Aircraft used in MSFS 2024:  Fenix A320,  Aerosoft CRJ, FBW, WT 787X, I-Fly 737 MAX 8, Citation Longitude.

 

  • 4 weeks later...

Looks like it'll be like a 40 - 45% faster than a GTX680

I will be interested to see actual benchmarks from legit sites.

 

Most of the rumor mill benchmarks show the Titan losing out to SLI 680's and 690. It will be the fastest single GPU but for a hefty price. Especially considering what you can get GTX680's for if you hunt.

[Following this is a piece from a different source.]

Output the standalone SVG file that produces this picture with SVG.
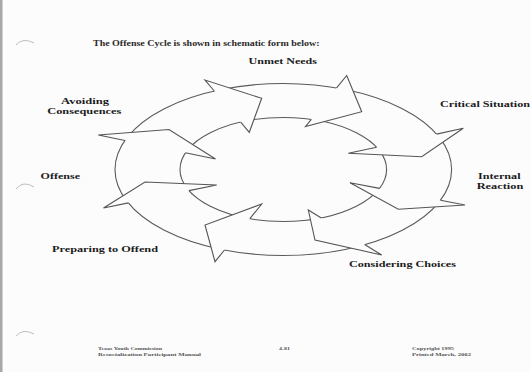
<svg xmlns="http://www.w3.org/2000/svg" width="530" height="372" viewBox="0 0 530 372">
<style>
.bg{fill:#fcfcfc}
.lbl{font-family:"Liberation Serif","Times New Roman",serif;font-weight:bold;font-size:9px;fill:#1c1c1c}
.lbl2{font-family:"Liberation Serif","Times New Roman",serif;font-weight:bold;font-size:8.4px;fill:#1c1c1c}
.hdr{font-family:"Liberation Serif","Times New Roman",serif;font-weight:bold;font-size:8.2px;fill:#2a2a2a}
.ftr{font-family:"Liberation Serif","Times New Roman",serif;font-weight:bold;font-size:4.8px;fill:#555}
.ring{fill:none;stroke:#5a5a5a;stroke-width:1.1}
.head{fill:#fcfcfc;stroke:none}
.edge{fill:none;stroke:#555;stroke-width:1.1;stroke-linejoin:miter}
.hole{fill:none;stroke:#bdbdbd;stroke-width:1}
</style>
<rect class="bg" x="0" y="0" width="530" height="372"/>
<rect x="0" y="0" width="2.5" height="372" fill="#a8a8a8"/>
<g id="binder-holes">
<path class="hole" d="M16,45 Q23,37 34,43"/>
<path class="hole" d="M16,189 Q23,180 34,187"/>
<path class="hole" d="M16,336 Q23,328 34,334"/>
</g>
<g id="title">
<text class="hdr" x="93" y="45.5" textLength="226.5" lengthAdjust="spacingAndGlyphs">The Offense Cycle is shown in schematic form below:</text>
</g>
<g id="connectors">
<ellipse class="ring" cx="283.3" cy="169.5" rx="168.3" ry="86"/>
<ellipse class="ring" cx="283.3" cy="169.5" rx="103.3" ry="52"/>
<g id="arrow-a">
<polygon class="head" points="205,80 261.7,98.3 249.3,132.3"/>
<polyline class="edge" points="214.3,91 205,80 261.7,98.3 249.3,132.3 240.7,122.2"/>
</g>
<g id="arrow-b">
<polygon class="head" points="346.7,75.5 361.7,111.7 305.5,126.5"/>
<polyline class="edge" points="336.6,87.9 346.7,75.5 361.7,111.7 305.5,126.5 311.3,119.4"/>
</g>
<g id="arrow-c">
<polygon class="head" points="463.3,128.3 421.7,156.7 348.3,153.3"/>
<polyline class="edge" points="436.6,134.1 463.3,128.3 421.7,156.7 348.3,153.3 376.6,147.2"/>
</g>
<g id="arrow-d">
<polygon class="head" points="465,205 398.3,209.3 350,182.7"/>
<polyline class="edge" points="440.5,200.2 465,205 398.3,209.3 350,182.7 379.6,188.4"/>
</g>
<g id="arrow-e">
<polygon class="head" points="381.7,255 315,240 308.3,210"/>
<polyline class="edge" points="365,244.7 381.7,255 315,240 308.3,210 321.3,218"/>
</g>
<g id="arrow-f">
<polygon class="head" points="215,261.7 205,225 261.7,204"/>
<polyline class="edge" points="224.5,250 215,261.7 205,225 261.7,204 249.8,218.7"/>
</g>
<g id="arrow-g">
<polygon class="head" points="103.5,208 145,182 216.7,185"/>
<polyline class="edge" points="128.4,202.9 103.5,208 145,182 216.7,185 189,190.6"/>
</g>
<g id="arrow-h">
<polygon class="head" points="98.3,135 169,129.5 215.5,159"/>
<polyline class="edge" points="125,140.5 98.3,135 169,129.5 215.5,159 185.4,152.8"/>
</g>
</g>
<g id="node-unmet-needs">
<text class="lbl" x="248.5" y="64" textLength="68.5" lengthAdjust="spacingAndGlyphs">Unmet Needs</text>
</g>
<g id="node-critical-situation">
<text class="lbl" x="440" y="106.5" textLength="90" lengthAdjust="spacingAndGlyphs">Critical Situation</text>
</g>
<g id="node-internal-reaction">
<text class="lbl2" x="478" y="178.5" textLength="42.5" lengthAdjust="spacingAndGlyphs">Internal</text>
<text class="lbl2" x="476.7" y="188.5" textLength="46.6" lengthAdjust="spacingAndGlyphs">Reaction</text>
</g>
<g id="node-considering-choices">
<text class="lbl" x="349" y="267" textLength="107" lengthAdjust="spacingAndGlyphs">Considering Choices</text>
</g>
<g id="node-preparing-to-offend">
<text class="lbl" x="52" y="252" textLength="106" lengthAdjust="spacingAndGlyphs">Preparing to Offend</text>
</g>
<g id="node-offense">
<text class="lbl" x="40.6" y="178.5" textLength="39.4" lengthAdjust="spacingAndGlyphs">Offense</text>
</g>
<g id="node-avoiding-consequences">
<text class="lbl2" x="61" y="103.5" textLength="48" lengthAdjust="spacingAndGlyphs">Avoiding</text>
<text class="lbl2" x="47.3" y="113.5" textLength="74" lengthAdjust="spacingAndGlyphs">Consequences</text>
</g>
<g id="footer">
<text class="ftr" x="98" y="350" textLength="64" lengthAdjust="spacingAndGlyphs">Texas Youth Commission</text>
<text class="ftr" x="98" y="355.5" textLength="103" lengthAdjust="spacingAndGlyphs">Resocialization Participant Manual</text>
<text class="ftr" x="279" y="350" textLength="11" lengthAdjust="spacingAndGlyphs">4-81</text>
<text class="ftr" x="412" y="350" textLength="42" lengthAdjust="spacingAndGlyphs">Copyright 1995</text>
<text class="ftr" x="412" y="355.5" textLength="59" lengthAdjust="spacingAndGlyphs">Printed March, 2002</text>
</g>
</svg>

After reading all the reviews I have to agree with Kyle from HardOCP's comments:

 

"What we are seeing in Titan is a reaction from NVIDIA to what it thought AMD was going to launch and NVIDIA did not want to be seen as having no answer. AMD has gotten a lot better in the last couple of years of holding its cards close to its vest and simply put NVIDIA read its competition wrong and felt as though it was going to be in a position that it had to have a new product; and it did not. So we have a Titan launch and AMD has nothing hardware-wise.

 

 

Titan is course a "halo product." Not a lot of folks go around throwing down $1000 on a video card, much less $3000 on 3-Way SLI. NVIDIA’s spin on Titan is that Titan was very much built to sell into the boutique system integrator market. GTX Titan is quite simply the world’s fastest and best performing single GPU gaming solution. Titan is tremendously quiet under load and will fit into systems that a GTX 690 will not. Titan’s elegant thermal solution will not exhaust heat into a chassis, like GTX 690. Titan’s new GPU Boost II system will allow system integrators to put together much more complex performance presets that are directly predicated on GPU temperatures and how fans ramp under load. This also allows system integrators to put this monster of a video card into some very small footprint systems that are just not doable with GTX 680 SLI and GTX 690. And while SLI has come a long ways in terms of working right, system integrators would rather have a single GPU solution when it comes to handling support with "non-DIYers" who buy these tremendously expensive boutique desktop computer gaming systems.

 

NVIDIA does not see Titan as part of its GTX 600 series product line. NVIDIA’s branding and message with GTX Titan are consistent. NVIDIA does realize that it is has a product that will only impact a niche of an already small niche when you look at the entire enthusiast video card market. The Titan is just too expensive to be considered by most as an actual option. On the other hand the Titan is "freakin’ awesome" and worthy of excitement. When we get down to looking at a product that likely should have never made it to market, NVIDIA has however given us what is likely one of the best looks at what we should expect from it going forward. Multi-gigabyte wide-bus frame buffers are looking to be the new norm and that is exciting. New NVIDAGPUs will likely inherit the much more granular sets of controls that we are seeing with Titan. And of course more shaders."